What the task requires:
Please write out the lines of the data exactly, beginning with the first and ending with the line containing "altitude_km = [350, 400, 450, 500, 550, 600, 650, 700, 750]"; leave the pictures behind.

Supplied information:
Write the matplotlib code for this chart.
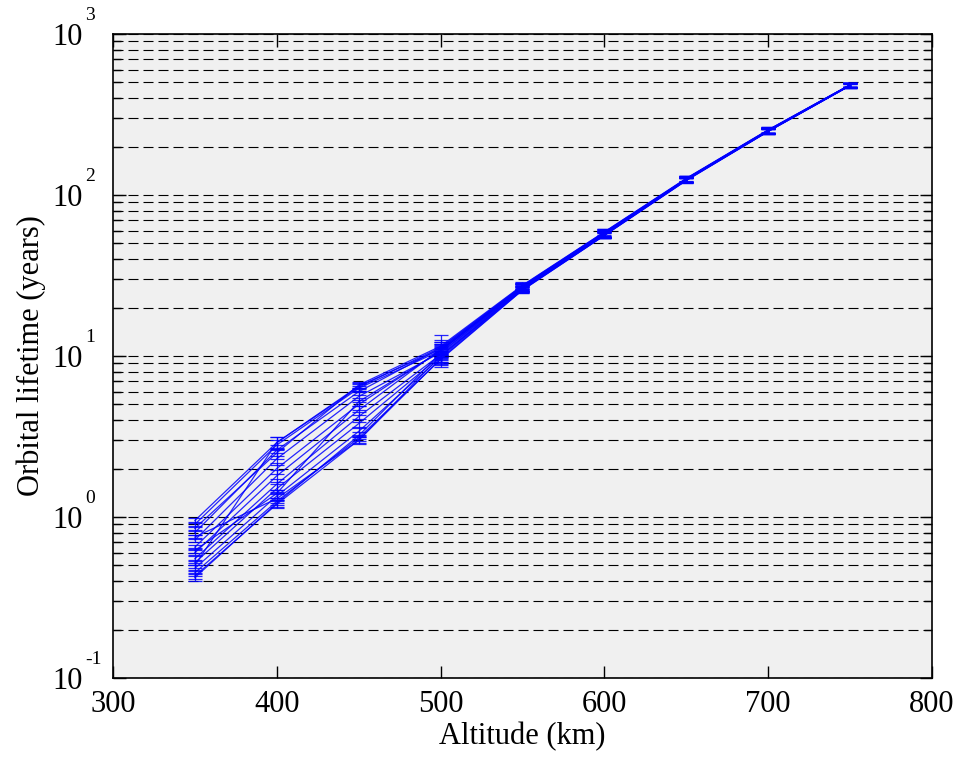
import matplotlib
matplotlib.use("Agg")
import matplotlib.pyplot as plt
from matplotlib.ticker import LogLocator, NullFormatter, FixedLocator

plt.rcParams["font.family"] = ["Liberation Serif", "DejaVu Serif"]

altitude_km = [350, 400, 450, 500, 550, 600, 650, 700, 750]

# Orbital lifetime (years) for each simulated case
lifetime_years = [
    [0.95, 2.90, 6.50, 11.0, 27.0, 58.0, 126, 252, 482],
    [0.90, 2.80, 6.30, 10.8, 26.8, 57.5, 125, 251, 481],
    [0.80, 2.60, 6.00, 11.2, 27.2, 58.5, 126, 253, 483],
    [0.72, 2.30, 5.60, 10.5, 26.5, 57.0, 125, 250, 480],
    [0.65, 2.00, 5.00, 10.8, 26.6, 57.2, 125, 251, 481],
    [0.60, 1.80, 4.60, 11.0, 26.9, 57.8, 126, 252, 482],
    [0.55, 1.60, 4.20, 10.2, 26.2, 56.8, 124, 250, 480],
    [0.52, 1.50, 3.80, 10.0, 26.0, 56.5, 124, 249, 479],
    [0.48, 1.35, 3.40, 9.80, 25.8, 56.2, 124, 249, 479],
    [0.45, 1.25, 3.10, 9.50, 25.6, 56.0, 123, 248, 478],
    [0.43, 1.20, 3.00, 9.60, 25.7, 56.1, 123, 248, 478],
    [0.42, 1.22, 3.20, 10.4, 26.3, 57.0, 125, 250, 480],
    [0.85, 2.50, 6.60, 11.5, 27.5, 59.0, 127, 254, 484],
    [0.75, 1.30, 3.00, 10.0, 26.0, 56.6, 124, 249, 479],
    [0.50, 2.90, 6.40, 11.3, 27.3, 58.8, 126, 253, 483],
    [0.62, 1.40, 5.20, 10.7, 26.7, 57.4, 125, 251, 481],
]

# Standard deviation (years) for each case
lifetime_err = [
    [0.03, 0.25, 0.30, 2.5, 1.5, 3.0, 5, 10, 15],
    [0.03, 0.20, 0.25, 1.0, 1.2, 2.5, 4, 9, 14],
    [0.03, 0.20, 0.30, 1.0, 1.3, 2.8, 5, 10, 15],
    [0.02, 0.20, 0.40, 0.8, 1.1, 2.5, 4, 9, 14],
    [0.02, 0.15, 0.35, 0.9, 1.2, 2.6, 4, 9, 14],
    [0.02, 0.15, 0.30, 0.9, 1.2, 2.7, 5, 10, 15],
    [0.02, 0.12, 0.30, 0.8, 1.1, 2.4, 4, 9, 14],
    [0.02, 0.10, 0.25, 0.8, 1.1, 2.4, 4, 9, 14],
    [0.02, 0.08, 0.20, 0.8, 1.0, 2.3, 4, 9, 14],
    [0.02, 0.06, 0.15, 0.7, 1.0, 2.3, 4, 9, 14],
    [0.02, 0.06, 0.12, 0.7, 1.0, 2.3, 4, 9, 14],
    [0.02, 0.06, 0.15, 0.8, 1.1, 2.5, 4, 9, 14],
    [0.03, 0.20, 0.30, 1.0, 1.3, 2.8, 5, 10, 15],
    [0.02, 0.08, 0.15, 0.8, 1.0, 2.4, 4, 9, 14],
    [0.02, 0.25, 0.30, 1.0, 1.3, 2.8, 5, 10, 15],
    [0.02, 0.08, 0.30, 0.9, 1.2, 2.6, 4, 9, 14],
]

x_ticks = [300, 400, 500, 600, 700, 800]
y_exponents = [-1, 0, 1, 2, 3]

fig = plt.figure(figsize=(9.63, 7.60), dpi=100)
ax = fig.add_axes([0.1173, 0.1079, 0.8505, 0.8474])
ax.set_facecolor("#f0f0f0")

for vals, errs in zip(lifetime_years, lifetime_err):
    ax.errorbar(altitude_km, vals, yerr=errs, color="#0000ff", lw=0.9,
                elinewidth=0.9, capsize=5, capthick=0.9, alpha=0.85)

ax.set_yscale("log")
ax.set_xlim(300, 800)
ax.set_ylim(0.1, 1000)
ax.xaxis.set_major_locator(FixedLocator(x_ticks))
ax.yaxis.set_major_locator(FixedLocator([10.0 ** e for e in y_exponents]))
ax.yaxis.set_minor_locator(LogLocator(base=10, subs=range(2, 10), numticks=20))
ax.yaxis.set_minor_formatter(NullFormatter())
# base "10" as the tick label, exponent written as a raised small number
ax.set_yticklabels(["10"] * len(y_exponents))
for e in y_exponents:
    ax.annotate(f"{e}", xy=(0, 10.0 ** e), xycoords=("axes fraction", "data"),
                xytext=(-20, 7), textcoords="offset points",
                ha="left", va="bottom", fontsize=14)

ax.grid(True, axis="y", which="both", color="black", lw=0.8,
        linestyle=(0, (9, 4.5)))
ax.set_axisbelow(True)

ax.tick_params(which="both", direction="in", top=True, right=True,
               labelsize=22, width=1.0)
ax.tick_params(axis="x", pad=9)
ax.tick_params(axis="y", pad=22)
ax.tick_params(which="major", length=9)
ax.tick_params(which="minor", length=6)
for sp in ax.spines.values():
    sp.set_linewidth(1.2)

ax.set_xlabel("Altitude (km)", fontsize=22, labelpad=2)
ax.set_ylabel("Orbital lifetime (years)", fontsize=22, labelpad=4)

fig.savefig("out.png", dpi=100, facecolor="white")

Solution for this task:
Write the matplotlib code for this chart.
import matplotlib
matplotlib.use("Agg")
import matplotlib.pyplot as plt
from matplotlib.ticker import LogLocator, NullFormatter, FixedLocator

plt.rcParams["font.family"] = ["Liberation Serif", "DejaVu Serif"]

altitude_km = [350, 400, 450, 500, 550, 600, 650, 700, 750]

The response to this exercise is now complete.